Me quedo por un momento mirando la pantalla. Ahora la mujer ha quitado los filtros de la aplicación y se muestra tal cual es, con su piel hecha para resistir el sol abrazador del desierto y los ojos rasgados y amarillos de nuestra gente. Jamás pensé que iba a volver a verla pero está ahí, delante de mí, en la pantalla.
—Te busqué por media Tierra— me dice Sannia.
Creo que me desmayo sobre la mesa.
***
El viejo, de piel curtida por los años y el sol, avanza despacio. La muchacha lo acompaña hasta un grupo de arbustos, apenas un destello de vida en el paisaje infernal. Nada es sin un porqué, piensa el anciano mientras juguetea con unos huesos que oculta entre las manos bajo la túnica. La chica sabe que es un hombre sabio, y que cada palabra suya es un tesoro de experiencias y conocimiento.
Con las últimas fuerzas que le quedan, el hombre se agacha y mira el sol rojizo que se esconde tras el horizonte. La noche llegará en minutos, vestida de aire frío y recuerdos.
—Siempre supe que él estaba destinado a vivir muy lejos de aquí. Sin embargo, lo siento cerca, como si nunca se hubiera ido —murmura, mientras arroja los huesos sobre una esterilla que la muchacha ha extendido sobre la arena. El anciano observa el dibujo formado por las tabas y se vuelve de pronto reflexivo, su rostro iluminado por una introspección que lo embellece. La chica lo contempla con admiración.
—¿Sabes una cosa? Él lleva consigo la tradición de su pueblo. Ese mundo irreal de sentencias y órdenes que da a sus máquinas tiene mucho que ver con la sabiduría de todos nosotros. Pronto no quedará ninguno de los nuestros. Lo soñé hace muchos años, cuando tenía la misma edad que él al partir. Soy su abuelo; lleva mi sangre y puse en él los recuerdos y vivencias de miles de individuos.
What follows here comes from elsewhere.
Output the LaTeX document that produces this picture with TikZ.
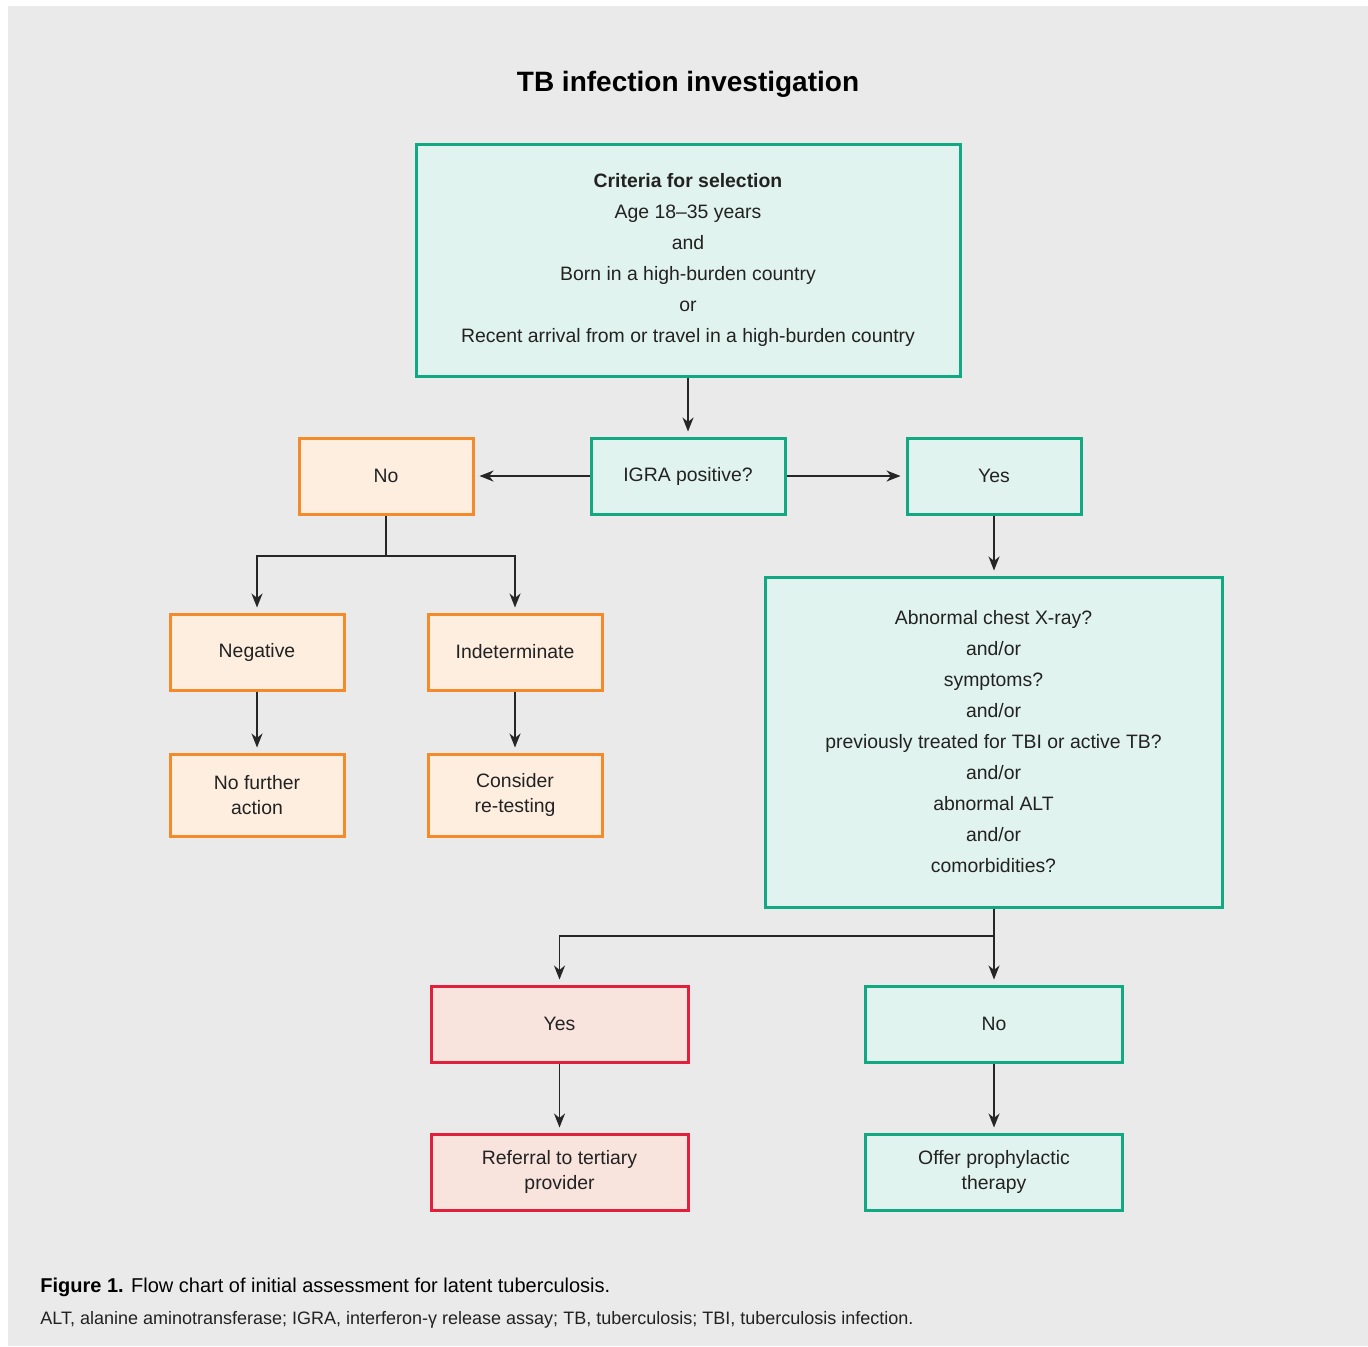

Era el más preparado, por eso lo hice.
La muchacha asiente, embelesada por la puesta del sol.
—Si te quedas aquí, desaparecerás, y él quedará solo, sin contacto con nosotros. Un mercader de la ciudad partirá en unos días hacia el planeta azul, donde vive y se gana el sustento. Ya he hecho los arreglos para que viajes segura y seas bien recibida. No me animaba a enviarte por tu juventud, pero a veces la necesidad no distingue edades. Tú irás a buscarlo.
***
Concertamos un encuentro para dentro de poco tiempo. Está aquí en la Tierra. Necesitamos vernos, tocarnos y hablar de todo un poco. De nuestra gente, del destino del pueblo, de los desastres de la guerra. Sé que no estoy solo y que todo lo que programé en los últimos años contiene la esencia de mi pueblo. Ahora tengo un fin en el universo y es reconstruir la tradición a través de mi ciencia y del amor de Sannia.
El reencuentro con nuestra memoria ancestral será nuestro mejor programa.